Burlington attorney Stonerook hired to replace Stensvaag in County Attorney’s office


FORT MADISON – A state audit of Lee County books came out relatively clean aside from dings on employees perks that were accepted on an EMS visit, and segregation of duties around cash handling.

At Monday’s Board of Supervisors meeting, Budget Director Cindy Renstrom said the audit came back with some regular segregation issues where the state would like to see more distinct compliance on cash handling within county departments.

The audit also pointed to a visit Lee County Ambulance staff took to an ambulance manufacturing facility to select ambulances for the county.

According to Renstrom, the manufacturer paid for hotel rooms and meals for four people who went down to visit the facility.

Renstrom said the county personnel policy spells out that employees can’t accept those types of gifts.

“We completely missed that, which is a no-no,” Renstrom said.

“We need to do some kind of training that we can’t accept anything from any vendors. We told the state auditors we would implement some training on that.”

Renstrom said the auditors spoke with the Lee County Attorney’s office about resolving the issue going forward, but no reimbursement was ordered.

The segregation of duties remarks have been common in past audits and several department heads, including Lee County Engineer Ben Hull, said it’s a staffing issue.

Renstrom said the county should start to look at options to get the issues resolved because the marks on the audit caused one of the county’s insurance policies to see an increased deductible from $2,000 to $20,000.

“We seriously need to look at that and see if there’s a way to try to take care of those issues.

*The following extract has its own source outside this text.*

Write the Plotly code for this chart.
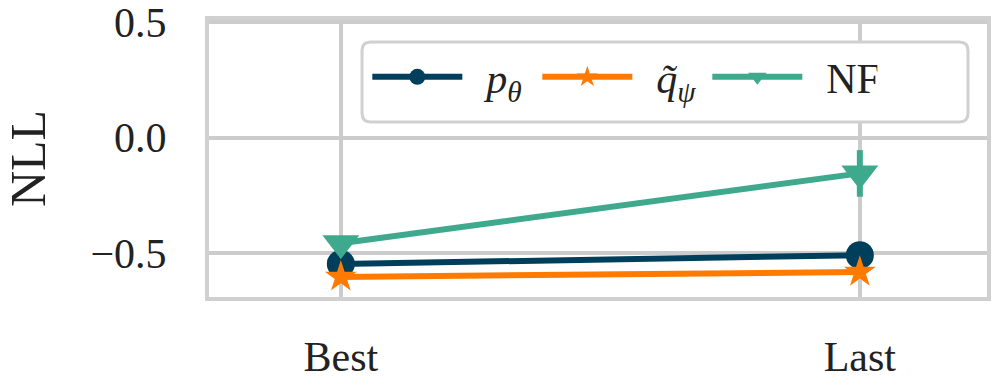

It could be as much as sitting down with the state auditor when they are here and go over what we can do to alleviate those dings we get,” she said.

Supervisor Chairman Matt Pflug said one suggestion in the audit was for the sheriff’s department to hire an additional full-time person to handle cash received at the department.

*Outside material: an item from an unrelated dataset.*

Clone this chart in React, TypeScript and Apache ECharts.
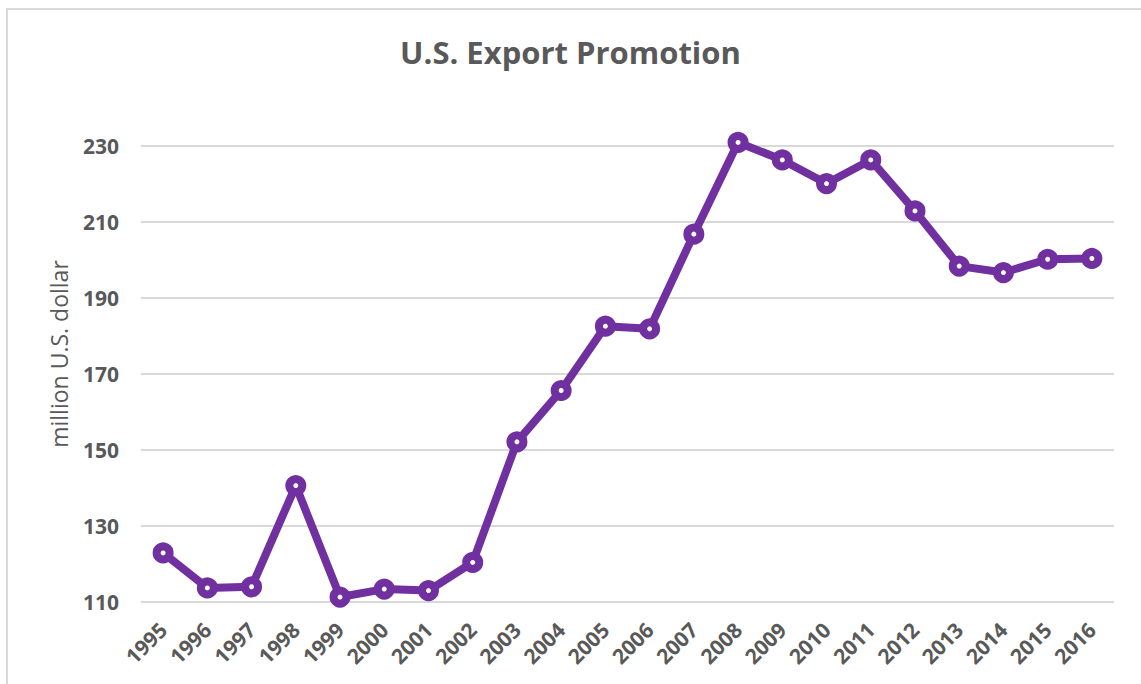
import React, { useEffect, useRef } from "react";
import * as echarts from "echarts";

const years = ["1995","1996","1997","1998","1999","2000","2001","2002","2003","2004","2005","2006","2007","2008","2009","2010","2011","2012","2013","2014","2015","2016"];
const values = [122.9,113.7,114.0,140.6,111.3,113.4,113.0,120.4,152.1,165.6,182.5,181.8,206.7,230.8,226.2,220.0,226.2,212.8,198.3,196.6,200.1,200.3];
const yMin = 110;
const yMax = 230;
const yStep = 20;
const titleText = "U.S. Export Promotion";
const yAxisTitle = "million U.S. dollar";

export default function App() {
  const ref = useRef<HTMLDivElement>(null);
  useEffect(() => {
    if (!ref.current) return;
    const chart = echarts.init(ref.current, null, { renderer: "svg" });
    const font = "'Open Sans', 'Noto Sans', sans-serif";
    chart.setOption({
      animation: false,
      backgroundColor: "#ffffff",
      title: {
        text: titleText,
        left: "center",
        top: 31,
        textStyle: { color: "#595959", fontSize: 31, fontWeight: "bold", fontFamily: font },
      },
      graphic: [
        {
          type: "rect",
          shape: { x: 7, y: 9, width: 1200, height: 800 },
          style: { fill: "none", stroke: "#d9d9d9", lineWidth: 2 },
          silent: true,
          z: -1,
        },
        {
          type: "text",
          x: 59,
          y: 354,
          rotation: Math.PI / 2,
          style: {
            text: yAxisTitle,
            fill: "#595959",
            fontSize: 23,
            fontFamily: font,
            align: "center",
            verticalAlign: "middle",
          },
        },
      ],
      grid: { left: 141, right: 27, top: 145.5, bottom: 82, containLabel: false },
      xAxis: {
        type: "category",
        data: years,
        boundaryGap: true,
        axisLine: { show: false },
        axisTick: { show: false },
        axisLabel: {
          rotate: 45,
          interval: 0,
          margin: 24,
          color: "#595959",
          fontSize: 21,
          fontWeight: "bold",
          fontFamily: font,
        },
      },
      yAxis: {
        type: "value",
        min: yMin,
        max: yMax,
        interval: yStep,
        axisLine: { show: false },
        axisTick: { show: false },
        splitLine: { lineStyle: { color: "#d9d9d9", width: 2 } },
        axisLabel: {
          margin: 22,
          color: "#595959",
          fontSize: 21,
          fontWeight: "bold",
          fontFamily: font,
        },
      },
      series: [
        {
          type: "line",
          data: values,
          clip: false,
          symbol: "circle",
          symbolSize: 13,
          lineStyle: { color: "#7030a0", width: 8 },
          itemStyle: { color: "#ffffff", borderColor: "#7030a0", borderWidth: 8 },
        },
      ],
    });
    return () => chart.dispose();
  }, []);
  return <div ref={ref} style={{ position: "fixed", left: 0, top: 0, width: 1141, height: 684 }} />;
}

“Not happening,” Weber said. “This is videotaped and we’re in the office and we’ve never had an issue with anyone being dishonest.”

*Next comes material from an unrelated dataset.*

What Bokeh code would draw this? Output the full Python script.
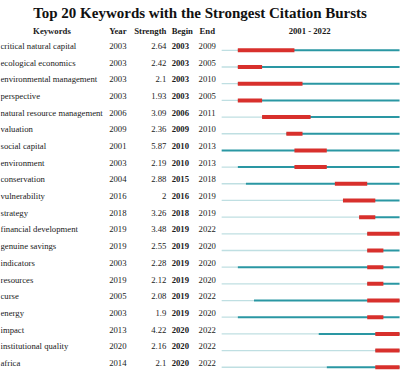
from bokeh.plotting import figure
from bokeh.models import Range1d, ColumnDataSource, Label
from bokeh.core.properties import value
from bokeh.embed import file_html
from bokeh.resources import INLINE

# ---- data ----
keywords = ["critical natural capital", "ecological economics", "environmental management",
            "perspective", "natural resource management", "valuation", "social capital",
            "environment", "conservation", "vulnerability", "strategy", "financial development",
            "genuine savings", "indicators", "resources", "curse", "energy", "impact",
            "institutional quality", "africa"]
year = [2003, 2003, 2003, 2003, 2006, 2009, 2001, 2003, 2004, 2016,
        2018, 2019, 2019, 2003, 2019, 2005, 2003, 2013, 2020, 2014]
strength = [2.64, 2.42, 2.1, 1.93, 3.09, 2.36, 5.87, 2.19, 2.88, 2,
            3.26, 3.48, 2.55, 2.28, 2.12, 2.08, 1.9, 4.22, 2.16, 2.1]
begin = [2003, 2003, 2003, 2003, 2006, 2009, 2010, 2010, 2015, 2016,
         2018, 2019, 2019, 2019, 2019, 2019, 2019, 2020, 2020, 2020]
end = [2009, 2005, 2010, 2005, 2011, 2010, 2013, 2013, 2018, 2019,
       2019, 2022, 2020, 2020, 2020, 2022, 2020, 2022, 2022, 2022]
first_year, last_year = 2001, 2022
title = "Top 20 Keywords with the Strongest Citation Bursts"
headers = ["Keywords", "Year", "Strength", "Begin", "End"]

# ---- layout helpers (reference pixel -> data units) ----
PXY = 8.41      # px per year
X2001 = 230.0   # px of left edge of first year
ROW = 17.4      # px per row
ROW0 = 52.0     # px of first row line


def xd(px):
    return first_year + (px - X2001) / PXY


def yd(py):
    return (py - ROW0) / ROW


RED = "#d8302c"
TEAL = "#2a97a3"
LIGHT = "#bfdfe2"
TXT = "#1a1a1a"
FONT = value("Liberation Serif")
FS = "8.7px"

n = len(keywords)
rows = list(range(n))

p = figure(width=400, height=370, output_backend="svg", toolbar_location=None,
           x_range=Range1d(xd(0), xd(416)), y_range=Range1d(yd(386), yd(0)),
           x_axis_location=None, y_axis_location=None, min_border=0,
           outline_line_color=None, background_fill_color="white",
           border_fill_color="white")
p.grid.visible = False

src = ColumnDataSource(dict(
    kw=keywords,
    yr=[str(v) for v in year],
    st=[f"{v:g}" for v in strength],
    bg=[str(v) for v in begin],
    en=[str(v) for v in end],
    row=rows,
    ty=[r - 0.26 for r in rows],
    x_first=[first_year] * n,
    x_year=year,
    x_last=[last_year + 1] * n,
    x_b=begin,
    x_e=[e + 1 for e in end],
))

# bars
p.segment(x0="x_first", y0="row", x1="x_year", y1="row", source=src,
          line_color=LIGHT, line_width=1.3)
p.segment(x0="x_year", y0="row", x1="x_last", y1="row", source=src,
          line_color=TEAL, line_width=2)
p.segment(x0="x_b", y0="row", x1="x_e", y1="row", source=src,
          line_color=RED, line_width=4)

# table texts
p.text(x=xd(0), y="ty", text="kw", source=src, text_font=FONT, text_font_size=FS,
       text_align="left", text_baseline="middle", text_color=TXT)
p.text(x=xd(113), y="ty", text="yr", source=src, text_font=FONT, text_font_size=FS,
       text_align="left", text_baseline="middle", text_color=TXT)
p.text(x=xd(172.5), y="ty", text="st", source=src, text_font=FONT, text_font_size=FS,
       text_align="right", text_baseline="middle", text_color=TXT)
p.text(x=xd(178), y="ty", text="bg", source=src, text_font=FONT, text_font_size=FS,
       text_align="left", text_baseline="middle", text_color=TXT, text_font_style="bold")
p.text(x=xd(206), y="ty", text="en", source=src, text_font=FONT, text_font_size=FS,
       text_align="left", text_baseline="middle", text_color=TXT)

# headers
hx = [(53.5, "center"), (113, "left"), (172.5, "right"), (178, "left"), (207, "left")]
for h, (px, al) in zip(headers, hx):
    p.add_layout(Label(x=xd(px), y=yd(32), text=h, text_font="Liberation Serif",
                       text_font_size=FS, text_font_style="bold", text_align=al,
                       text_baseline="middle", text_color=TXT))
p.add_layout(Label(x=xd(321.5), y=yd(32), text=f"{first_year} - {last_year}",
                   text_font="Liberation Serif", text_font_size=FS, text_font_style="bold",
                   text_align="center", text_baseline="middle", text_color=TXT))
p.add_layout(Label(x=xd(207.5), y=yd(13), text=title, text_font="Liberation Serif",
                   text_font_size="15px", text_font_style="bold", text_align="center",
                   text_baseline="middle", text_color="#111111"))

open("out.html", "w").write(file_html(p, INLINE))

Lee County Auditor Denise Fraise said she thinks the county department heads all do a decent job, and there have been efforts to rotate people in to other departments to open mail to try to satisfy the audit comments in the past.


“I can see where they’re at,” Fraise said. “They just don’t want any potential for fraud. That’s why they’re dinging us on those.”

She said the county also needs to take closer looks at questionable expenditures.

“Before you make a purchase, you have to consider if the whole county is going to benefit from it. That’s the definition of a public purpose,” she said.

Pflug said the county is in good shape with the state and always has good audits.


“I think overall we always have a good audit and we’re always in good graces with the state auditors,” he said. “The important thing is as elected officials, we talk about fiduciary transparency and I think we do a decent job in that area.”

But he said it might be beneficial to address some of the recurring issues now rather than wait for the next visit from auditors.

In other action, supervisors:
• voted 3-1 to approve the 2023 fiscal year budget. Ron Fedler opposed the budget and has since the county approved pay increases for county staff.
• voted 4-0, to approve the hiring of Justin Stonerook, a former Des Moines County Assistant Attorney and Burlington lawyer, as an Assistant Lee County Attorney to replace Jonathan Stensvaag, who was recently appointed to a judicial seat in District 8B.

1 thought on “County audit points to employee perks, duties

  1. County governments answer to any problem is always hire some more people. Give some huge raises while they are at it! Pathetic behavior.